Lydia trained at the Imperial Ballet School, where she almost immediately became a star pupil. "She responded instinctively to the expressive choreography of Mikhail Fokine, his rebellion against the stiff academicism of the classical style, and her chance came when she was chosen to join the Ballets russes... on their European tour in 1910.... Diaghilev knocked a year off her age and promoted her as a child star." She stayed with the ballet only briefly, knowing that she had little future in Russia ("she was the wrong size and shape for the grand roles and there were already plenty of prima ballerinas in St. Petersburg"),
She accepted an American offer of ₤16,000 per month and after the summer tour left for the United States, where she remained for six years, enjoying tremendous success and legally changing her name to Lopokova in April 1914.

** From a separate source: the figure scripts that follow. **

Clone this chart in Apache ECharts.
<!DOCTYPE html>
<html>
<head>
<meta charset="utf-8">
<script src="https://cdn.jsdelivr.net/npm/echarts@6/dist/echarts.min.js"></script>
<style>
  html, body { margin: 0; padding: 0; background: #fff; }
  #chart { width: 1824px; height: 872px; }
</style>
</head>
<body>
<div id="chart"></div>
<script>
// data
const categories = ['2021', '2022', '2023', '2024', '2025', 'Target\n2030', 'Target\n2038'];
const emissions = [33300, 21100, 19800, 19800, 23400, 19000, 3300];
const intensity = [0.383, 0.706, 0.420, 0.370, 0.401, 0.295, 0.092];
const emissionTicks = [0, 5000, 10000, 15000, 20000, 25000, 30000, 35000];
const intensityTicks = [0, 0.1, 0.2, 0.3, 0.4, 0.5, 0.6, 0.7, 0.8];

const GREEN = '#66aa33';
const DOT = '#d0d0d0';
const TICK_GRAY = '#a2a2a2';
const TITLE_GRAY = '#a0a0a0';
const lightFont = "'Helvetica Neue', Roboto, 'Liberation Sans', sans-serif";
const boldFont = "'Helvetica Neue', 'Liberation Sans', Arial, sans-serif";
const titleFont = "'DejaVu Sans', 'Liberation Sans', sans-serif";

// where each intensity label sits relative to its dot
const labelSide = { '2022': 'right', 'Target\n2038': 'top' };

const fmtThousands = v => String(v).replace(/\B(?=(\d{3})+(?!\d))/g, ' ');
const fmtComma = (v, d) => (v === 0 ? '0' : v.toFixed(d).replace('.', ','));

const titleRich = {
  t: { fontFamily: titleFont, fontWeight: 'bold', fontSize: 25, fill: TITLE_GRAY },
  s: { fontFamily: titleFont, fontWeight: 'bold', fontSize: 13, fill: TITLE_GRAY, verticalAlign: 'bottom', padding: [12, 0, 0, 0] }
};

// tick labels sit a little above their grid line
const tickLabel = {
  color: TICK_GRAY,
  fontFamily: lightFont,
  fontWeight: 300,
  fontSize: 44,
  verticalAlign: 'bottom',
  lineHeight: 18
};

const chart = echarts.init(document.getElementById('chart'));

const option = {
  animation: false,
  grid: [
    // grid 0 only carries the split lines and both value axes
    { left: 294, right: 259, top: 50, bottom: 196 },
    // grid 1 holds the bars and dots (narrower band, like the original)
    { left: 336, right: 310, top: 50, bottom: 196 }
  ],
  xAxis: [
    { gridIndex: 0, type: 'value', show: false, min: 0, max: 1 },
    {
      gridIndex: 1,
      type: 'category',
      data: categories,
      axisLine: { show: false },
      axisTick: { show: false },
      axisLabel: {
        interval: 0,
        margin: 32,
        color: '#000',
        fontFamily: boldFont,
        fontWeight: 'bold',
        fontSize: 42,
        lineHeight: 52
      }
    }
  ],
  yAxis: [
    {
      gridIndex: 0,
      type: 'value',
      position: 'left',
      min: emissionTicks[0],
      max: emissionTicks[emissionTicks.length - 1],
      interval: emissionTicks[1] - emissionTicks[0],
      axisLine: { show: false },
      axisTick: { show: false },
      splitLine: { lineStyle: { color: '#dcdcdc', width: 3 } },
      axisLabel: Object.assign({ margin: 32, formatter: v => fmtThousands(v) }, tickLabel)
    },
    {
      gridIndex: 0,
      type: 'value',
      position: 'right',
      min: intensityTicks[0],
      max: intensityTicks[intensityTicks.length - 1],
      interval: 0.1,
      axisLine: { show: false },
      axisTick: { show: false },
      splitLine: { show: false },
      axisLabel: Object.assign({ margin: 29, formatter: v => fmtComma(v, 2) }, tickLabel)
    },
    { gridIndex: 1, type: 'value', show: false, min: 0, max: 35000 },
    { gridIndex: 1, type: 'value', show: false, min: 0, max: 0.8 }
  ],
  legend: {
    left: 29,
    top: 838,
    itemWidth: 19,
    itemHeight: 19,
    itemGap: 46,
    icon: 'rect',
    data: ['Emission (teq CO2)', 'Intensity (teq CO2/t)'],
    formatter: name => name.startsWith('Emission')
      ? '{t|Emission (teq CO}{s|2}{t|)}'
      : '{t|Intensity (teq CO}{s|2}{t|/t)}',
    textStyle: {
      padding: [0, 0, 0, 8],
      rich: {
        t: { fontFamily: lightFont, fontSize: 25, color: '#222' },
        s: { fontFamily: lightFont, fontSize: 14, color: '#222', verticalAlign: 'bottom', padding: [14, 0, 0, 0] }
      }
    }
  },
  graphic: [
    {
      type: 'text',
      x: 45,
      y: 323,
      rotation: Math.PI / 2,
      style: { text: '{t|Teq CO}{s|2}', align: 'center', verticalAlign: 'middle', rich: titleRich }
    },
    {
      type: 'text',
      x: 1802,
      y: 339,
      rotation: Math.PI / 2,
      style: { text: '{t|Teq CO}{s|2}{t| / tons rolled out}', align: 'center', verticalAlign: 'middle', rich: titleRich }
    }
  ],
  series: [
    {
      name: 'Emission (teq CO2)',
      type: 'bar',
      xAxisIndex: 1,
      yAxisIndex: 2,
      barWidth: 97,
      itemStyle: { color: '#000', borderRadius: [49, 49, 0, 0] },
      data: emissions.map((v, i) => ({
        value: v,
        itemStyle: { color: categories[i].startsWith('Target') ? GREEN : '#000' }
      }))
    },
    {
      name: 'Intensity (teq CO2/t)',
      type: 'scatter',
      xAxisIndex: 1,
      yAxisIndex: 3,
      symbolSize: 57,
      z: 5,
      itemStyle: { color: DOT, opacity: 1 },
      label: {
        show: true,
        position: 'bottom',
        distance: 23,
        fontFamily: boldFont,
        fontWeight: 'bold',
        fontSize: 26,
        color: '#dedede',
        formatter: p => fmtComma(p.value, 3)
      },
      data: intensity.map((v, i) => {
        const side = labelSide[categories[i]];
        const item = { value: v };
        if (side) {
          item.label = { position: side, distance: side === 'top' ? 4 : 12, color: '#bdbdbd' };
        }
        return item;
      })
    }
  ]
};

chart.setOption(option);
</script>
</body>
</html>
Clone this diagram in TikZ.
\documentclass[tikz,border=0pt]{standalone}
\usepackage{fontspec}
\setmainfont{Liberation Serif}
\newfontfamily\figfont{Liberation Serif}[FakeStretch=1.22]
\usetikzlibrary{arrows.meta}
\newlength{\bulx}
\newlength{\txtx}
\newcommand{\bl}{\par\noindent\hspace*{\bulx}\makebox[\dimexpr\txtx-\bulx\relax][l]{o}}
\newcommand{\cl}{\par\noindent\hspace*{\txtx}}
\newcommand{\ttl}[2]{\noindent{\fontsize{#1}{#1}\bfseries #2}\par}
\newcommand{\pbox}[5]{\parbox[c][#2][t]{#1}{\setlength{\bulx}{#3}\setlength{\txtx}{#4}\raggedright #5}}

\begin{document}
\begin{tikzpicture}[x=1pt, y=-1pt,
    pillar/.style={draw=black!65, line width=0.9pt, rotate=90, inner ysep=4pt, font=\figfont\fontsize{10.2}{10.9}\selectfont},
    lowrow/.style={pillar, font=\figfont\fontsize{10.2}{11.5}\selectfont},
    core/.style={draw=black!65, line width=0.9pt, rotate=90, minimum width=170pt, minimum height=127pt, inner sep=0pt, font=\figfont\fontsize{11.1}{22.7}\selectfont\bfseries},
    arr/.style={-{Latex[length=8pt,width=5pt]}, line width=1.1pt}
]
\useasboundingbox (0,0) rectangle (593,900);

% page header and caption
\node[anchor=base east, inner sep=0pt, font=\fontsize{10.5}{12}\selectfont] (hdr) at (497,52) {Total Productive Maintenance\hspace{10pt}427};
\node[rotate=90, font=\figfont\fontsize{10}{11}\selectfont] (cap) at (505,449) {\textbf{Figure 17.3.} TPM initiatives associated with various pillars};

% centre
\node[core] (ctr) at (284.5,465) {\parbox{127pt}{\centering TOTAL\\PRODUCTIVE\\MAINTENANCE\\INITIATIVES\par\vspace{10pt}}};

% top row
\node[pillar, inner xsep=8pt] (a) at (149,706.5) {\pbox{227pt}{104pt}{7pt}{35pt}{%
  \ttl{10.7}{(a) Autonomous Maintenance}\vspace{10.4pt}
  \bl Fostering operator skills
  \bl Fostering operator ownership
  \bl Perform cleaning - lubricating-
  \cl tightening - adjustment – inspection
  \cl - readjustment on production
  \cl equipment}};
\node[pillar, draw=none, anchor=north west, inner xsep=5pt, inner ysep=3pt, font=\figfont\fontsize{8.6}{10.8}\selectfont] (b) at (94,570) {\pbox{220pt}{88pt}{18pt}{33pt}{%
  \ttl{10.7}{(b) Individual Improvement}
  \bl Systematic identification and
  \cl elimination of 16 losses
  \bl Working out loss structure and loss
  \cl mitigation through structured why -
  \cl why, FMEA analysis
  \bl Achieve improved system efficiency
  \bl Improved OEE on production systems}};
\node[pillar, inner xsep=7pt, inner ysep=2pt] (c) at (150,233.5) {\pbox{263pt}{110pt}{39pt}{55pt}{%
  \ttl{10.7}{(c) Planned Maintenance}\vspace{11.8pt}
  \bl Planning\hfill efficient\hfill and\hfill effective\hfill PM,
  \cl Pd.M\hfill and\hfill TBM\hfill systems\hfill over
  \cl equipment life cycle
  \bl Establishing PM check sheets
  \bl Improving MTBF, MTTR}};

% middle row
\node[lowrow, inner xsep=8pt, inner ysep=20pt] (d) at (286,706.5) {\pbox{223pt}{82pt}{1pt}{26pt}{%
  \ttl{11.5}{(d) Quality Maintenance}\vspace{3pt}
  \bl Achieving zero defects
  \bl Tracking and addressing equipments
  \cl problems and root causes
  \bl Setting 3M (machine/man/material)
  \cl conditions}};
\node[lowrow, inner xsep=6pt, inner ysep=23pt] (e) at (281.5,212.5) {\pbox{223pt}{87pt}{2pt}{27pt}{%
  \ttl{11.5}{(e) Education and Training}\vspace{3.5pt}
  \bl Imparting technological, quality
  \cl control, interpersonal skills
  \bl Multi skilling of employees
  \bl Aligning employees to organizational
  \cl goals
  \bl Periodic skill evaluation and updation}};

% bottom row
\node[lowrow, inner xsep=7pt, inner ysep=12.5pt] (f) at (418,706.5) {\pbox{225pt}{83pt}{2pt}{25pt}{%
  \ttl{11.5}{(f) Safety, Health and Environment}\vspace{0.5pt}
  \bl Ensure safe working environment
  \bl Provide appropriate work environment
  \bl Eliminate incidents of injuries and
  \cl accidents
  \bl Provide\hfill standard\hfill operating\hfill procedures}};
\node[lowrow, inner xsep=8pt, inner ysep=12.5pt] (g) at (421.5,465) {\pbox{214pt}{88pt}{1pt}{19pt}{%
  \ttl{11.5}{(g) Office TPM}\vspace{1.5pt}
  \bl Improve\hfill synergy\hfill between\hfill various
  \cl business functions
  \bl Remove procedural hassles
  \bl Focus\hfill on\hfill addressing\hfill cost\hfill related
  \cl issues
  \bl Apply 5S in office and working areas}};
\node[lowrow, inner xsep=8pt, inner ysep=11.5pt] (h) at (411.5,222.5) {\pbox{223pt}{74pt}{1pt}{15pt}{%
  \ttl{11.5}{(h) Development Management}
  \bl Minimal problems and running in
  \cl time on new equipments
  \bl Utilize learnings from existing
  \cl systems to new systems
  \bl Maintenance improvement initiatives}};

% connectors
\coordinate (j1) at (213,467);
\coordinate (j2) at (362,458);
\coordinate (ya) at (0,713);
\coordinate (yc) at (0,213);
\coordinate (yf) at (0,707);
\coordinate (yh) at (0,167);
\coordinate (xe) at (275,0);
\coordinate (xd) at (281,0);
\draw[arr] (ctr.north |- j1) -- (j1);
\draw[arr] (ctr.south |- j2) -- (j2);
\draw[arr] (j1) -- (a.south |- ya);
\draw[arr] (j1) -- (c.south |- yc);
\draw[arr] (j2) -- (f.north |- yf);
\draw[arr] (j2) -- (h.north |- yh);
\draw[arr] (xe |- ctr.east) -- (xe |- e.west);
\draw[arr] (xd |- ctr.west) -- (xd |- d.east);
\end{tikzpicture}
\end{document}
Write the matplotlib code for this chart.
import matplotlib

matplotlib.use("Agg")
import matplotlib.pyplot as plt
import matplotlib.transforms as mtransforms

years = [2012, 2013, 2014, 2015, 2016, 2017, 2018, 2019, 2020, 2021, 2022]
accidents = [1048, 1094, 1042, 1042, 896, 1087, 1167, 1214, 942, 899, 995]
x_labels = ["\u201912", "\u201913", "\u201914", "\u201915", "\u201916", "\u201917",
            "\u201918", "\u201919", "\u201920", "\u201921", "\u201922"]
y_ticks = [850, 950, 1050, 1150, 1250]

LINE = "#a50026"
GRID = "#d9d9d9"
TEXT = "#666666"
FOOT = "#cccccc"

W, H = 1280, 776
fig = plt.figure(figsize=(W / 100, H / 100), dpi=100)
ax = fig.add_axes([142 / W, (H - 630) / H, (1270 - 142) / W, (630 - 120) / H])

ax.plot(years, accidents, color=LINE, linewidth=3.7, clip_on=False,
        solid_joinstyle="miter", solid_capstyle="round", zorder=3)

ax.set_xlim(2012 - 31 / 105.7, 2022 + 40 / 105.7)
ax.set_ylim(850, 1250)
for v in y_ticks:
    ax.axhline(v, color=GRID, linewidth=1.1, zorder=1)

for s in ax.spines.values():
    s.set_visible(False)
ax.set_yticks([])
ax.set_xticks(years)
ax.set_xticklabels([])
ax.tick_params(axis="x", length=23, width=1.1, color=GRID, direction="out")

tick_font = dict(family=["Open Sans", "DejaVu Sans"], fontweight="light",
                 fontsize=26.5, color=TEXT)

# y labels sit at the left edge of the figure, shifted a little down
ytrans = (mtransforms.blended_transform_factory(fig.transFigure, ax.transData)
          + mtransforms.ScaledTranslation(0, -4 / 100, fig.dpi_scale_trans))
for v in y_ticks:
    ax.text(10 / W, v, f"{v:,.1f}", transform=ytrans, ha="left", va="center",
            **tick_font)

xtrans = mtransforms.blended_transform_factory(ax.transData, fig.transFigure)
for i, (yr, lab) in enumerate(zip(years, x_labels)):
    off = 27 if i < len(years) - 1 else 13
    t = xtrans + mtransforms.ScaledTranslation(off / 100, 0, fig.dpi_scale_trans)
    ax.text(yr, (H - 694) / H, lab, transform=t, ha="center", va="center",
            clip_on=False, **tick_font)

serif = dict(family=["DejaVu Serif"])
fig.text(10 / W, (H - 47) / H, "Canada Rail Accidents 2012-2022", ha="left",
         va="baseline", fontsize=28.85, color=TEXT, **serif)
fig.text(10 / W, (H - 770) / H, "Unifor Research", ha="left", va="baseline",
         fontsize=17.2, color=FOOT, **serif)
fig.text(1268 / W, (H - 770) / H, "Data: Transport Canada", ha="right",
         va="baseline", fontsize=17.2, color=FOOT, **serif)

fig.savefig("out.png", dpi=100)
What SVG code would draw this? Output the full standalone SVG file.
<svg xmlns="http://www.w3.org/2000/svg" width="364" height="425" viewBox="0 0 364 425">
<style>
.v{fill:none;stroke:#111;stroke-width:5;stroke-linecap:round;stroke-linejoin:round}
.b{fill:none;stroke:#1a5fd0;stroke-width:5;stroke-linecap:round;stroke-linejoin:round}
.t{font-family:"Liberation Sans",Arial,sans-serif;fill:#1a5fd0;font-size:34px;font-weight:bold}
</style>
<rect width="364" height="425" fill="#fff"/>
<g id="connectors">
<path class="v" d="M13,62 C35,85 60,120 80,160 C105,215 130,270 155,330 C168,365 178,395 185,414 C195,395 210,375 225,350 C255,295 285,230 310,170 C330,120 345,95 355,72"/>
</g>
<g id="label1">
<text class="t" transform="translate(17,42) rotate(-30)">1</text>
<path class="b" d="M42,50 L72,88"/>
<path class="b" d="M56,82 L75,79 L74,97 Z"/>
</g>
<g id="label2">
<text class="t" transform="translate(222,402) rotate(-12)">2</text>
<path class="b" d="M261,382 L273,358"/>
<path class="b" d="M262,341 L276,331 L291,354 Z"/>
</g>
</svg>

In 1915, while in New York, she had become engaged to the New York Morning Telegraph sportswriter Heywood Broun, later a member of the celebrated Algonquin Round Table coterie. In 1916 she broke off their engagement, or perhaps Broun did: according to Fred Lieb, another sportswriter and a friend of Broun's at the time, Broun "caught the enchanting Lydia Lapopka in the lap, so to speak, of her Russian director.... [Broun] walked east on one street, knocking over every garbage and trash can he passed. Then he walked west on the street giving it the same treatment. Just as he was getting really warmed up to the sport he ran into the hands of the law. Heywood spent the night in the hoosegow before friends bailed him out the next morning."